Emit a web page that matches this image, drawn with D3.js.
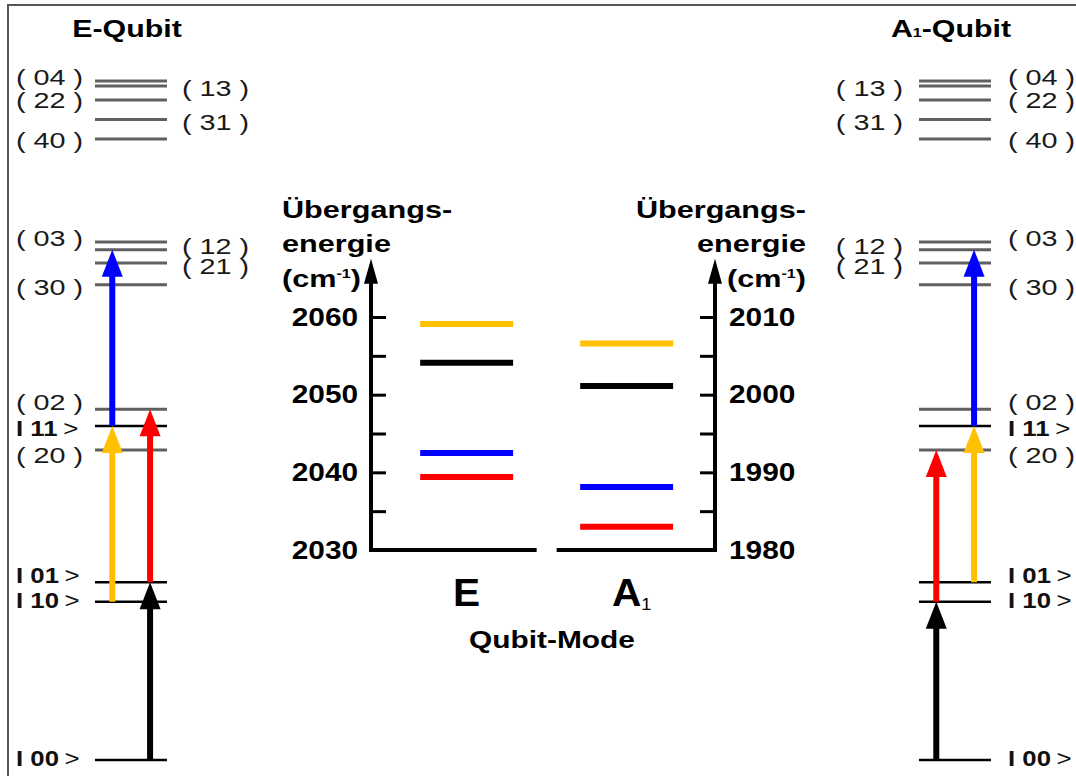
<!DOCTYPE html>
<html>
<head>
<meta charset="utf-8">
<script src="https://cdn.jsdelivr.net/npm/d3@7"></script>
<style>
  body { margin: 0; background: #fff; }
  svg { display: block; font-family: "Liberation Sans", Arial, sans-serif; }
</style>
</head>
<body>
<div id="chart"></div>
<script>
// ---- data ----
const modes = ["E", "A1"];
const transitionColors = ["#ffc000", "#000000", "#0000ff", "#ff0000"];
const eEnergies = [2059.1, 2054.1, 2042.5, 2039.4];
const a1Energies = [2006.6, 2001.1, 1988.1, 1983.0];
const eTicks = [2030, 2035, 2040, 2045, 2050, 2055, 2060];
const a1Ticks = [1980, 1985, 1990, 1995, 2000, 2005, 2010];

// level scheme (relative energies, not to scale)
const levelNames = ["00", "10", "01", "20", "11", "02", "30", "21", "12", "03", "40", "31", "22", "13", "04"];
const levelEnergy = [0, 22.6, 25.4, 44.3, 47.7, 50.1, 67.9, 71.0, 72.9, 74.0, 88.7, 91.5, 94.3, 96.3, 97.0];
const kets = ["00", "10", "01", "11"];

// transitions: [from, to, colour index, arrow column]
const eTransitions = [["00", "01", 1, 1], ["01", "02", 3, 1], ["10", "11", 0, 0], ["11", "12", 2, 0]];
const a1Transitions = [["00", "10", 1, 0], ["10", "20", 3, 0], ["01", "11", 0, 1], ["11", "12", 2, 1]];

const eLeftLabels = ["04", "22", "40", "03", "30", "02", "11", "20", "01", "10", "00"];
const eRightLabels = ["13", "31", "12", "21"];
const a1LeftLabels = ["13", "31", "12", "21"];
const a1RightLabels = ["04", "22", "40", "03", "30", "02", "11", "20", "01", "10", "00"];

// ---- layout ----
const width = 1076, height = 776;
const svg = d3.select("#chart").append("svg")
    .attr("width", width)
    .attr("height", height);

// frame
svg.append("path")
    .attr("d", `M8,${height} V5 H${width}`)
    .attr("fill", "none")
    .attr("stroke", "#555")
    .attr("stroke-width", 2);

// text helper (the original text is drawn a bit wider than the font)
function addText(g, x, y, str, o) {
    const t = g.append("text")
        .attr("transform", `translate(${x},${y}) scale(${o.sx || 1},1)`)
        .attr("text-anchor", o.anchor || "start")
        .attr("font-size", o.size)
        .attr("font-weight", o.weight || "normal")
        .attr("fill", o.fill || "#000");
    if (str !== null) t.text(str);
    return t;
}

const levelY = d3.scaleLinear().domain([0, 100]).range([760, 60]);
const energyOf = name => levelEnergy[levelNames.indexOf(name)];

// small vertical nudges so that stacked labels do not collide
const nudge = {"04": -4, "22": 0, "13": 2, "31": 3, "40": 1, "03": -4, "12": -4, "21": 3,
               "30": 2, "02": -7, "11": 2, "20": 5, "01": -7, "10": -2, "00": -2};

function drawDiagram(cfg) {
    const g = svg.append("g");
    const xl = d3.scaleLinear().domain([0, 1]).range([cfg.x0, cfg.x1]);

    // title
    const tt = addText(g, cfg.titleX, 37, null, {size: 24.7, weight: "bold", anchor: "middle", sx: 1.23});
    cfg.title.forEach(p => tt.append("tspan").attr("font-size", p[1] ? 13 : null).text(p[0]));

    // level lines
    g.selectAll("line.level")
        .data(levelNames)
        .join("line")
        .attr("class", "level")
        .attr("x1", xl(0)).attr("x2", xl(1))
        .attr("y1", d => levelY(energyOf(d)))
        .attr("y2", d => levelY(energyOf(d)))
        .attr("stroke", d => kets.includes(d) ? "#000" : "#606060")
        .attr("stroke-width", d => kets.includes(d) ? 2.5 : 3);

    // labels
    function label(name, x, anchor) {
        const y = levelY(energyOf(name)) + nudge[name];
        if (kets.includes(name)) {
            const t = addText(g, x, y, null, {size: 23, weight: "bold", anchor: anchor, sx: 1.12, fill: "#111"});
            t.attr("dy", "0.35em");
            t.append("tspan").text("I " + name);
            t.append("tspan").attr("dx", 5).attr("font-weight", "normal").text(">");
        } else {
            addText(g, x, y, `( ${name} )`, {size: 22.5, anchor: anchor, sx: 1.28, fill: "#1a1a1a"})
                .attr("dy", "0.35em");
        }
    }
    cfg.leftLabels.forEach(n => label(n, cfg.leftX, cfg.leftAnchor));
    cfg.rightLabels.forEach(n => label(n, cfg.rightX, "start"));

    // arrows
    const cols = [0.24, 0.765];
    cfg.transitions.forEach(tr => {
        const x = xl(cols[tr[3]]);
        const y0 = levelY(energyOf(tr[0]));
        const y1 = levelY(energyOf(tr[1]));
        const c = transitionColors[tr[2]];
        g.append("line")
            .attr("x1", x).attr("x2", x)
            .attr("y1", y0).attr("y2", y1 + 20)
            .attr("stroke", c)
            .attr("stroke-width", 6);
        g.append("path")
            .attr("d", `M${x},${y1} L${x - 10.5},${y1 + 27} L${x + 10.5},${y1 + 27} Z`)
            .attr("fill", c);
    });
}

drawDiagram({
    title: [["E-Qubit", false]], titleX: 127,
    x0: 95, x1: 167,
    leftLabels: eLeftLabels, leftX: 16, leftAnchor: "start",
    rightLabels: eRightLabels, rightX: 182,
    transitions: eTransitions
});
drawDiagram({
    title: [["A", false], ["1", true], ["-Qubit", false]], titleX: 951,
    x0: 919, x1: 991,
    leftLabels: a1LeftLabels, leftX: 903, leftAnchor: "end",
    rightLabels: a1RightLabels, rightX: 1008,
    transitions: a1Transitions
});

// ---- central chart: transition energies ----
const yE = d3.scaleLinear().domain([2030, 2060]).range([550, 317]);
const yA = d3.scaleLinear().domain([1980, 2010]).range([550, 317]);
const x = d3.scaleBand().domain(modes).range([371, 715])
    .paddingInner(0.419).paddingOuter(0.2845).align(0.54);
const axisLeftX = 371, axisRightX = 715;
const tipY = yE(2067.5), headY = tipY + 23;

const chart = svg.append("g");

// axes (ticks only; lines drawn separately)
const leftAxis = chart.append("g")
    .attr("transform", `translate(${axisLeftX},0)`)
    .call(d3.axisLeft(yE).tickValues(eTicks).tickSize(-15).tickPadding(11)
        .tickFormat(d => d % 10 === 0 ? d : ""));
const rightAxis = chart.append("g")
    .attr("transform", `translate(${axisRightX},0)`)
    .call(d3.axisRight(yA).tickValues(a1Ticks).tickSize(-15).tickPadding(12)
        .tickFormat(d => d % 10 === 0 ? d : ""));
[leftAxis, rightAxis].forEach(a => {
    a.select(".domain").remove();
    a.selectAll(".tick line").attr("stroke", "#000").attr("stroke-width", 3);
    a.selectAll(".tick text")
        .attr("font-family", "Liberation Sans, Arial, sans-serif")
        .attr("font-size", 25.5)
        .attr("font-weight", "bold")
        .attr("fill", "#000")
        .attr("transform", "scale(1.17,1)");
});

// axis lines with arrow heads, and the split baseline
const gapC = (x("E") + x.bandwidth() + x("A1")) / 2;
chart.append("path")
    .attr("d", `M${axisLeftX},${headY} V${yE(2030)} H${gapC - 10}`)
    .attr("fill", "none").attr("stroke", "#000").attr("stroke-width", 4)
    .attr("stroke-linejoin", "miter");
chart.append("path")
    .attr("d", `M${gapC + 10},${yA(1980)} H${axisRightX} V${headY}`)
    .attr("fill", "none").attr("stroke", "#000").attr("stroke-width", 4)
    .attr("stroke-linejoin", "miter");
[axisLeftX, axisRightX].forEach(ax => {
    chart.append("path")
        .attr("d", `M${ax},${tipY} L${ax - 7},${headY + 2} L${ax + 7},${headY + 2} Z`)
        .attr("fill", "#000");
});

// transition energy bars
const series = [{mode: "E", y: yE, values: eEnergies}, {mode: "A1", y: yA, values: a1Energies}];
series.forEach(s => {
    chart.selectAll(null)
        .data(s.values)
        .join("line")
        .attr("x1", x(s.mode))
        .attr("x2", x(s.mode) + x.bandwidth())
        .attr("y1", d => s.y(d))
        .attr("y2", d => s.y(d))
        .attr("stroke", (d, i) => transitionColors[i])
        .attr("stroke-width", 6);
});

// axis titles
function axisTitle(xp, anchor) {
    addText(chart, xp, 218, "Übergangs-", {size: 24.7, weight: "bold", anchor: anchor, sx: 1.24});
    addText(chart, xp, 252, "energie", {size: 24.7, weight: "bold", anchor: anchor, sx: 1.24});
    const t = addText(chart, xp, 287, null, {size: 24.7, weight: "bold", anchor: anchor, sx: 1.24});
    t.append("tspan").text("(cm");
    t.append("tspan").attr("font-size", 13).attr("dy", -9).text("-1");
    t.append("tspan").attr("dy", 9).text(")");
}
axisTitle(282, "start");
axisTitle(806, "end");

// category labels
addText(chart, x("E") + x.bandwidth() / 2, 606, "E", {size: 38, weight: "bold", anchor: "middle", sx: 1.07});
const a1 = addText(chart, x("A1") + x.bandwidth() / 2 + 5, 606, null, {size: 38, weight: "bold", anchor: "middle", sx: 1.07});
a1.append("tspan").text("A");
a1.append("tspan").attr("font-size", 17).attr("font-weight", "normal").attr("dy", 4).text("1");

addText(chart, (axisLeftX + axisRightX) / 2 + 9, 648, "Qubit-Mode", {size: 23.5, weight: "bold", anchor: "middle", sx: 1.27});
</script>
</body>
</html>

* * *

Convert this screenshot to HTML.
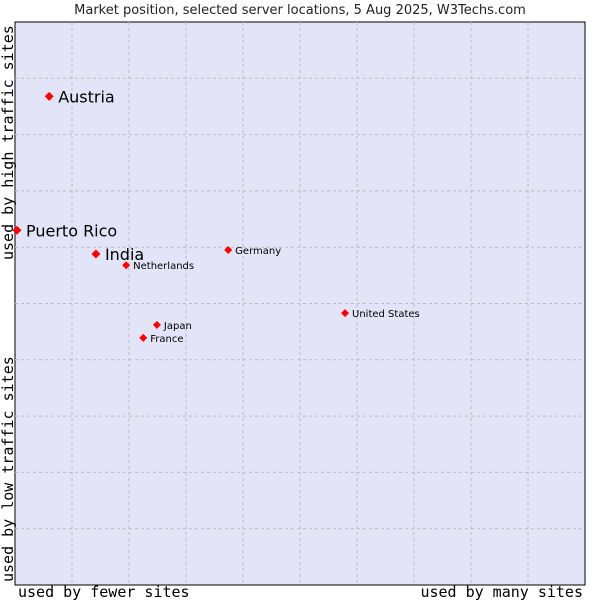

§ What is needed
From the entries above, select each line containing the string "with".

§ Problem solution
Emit a web page that matches this image, drawn with D3.js.
// axis lines with arrow heads, and the split baseline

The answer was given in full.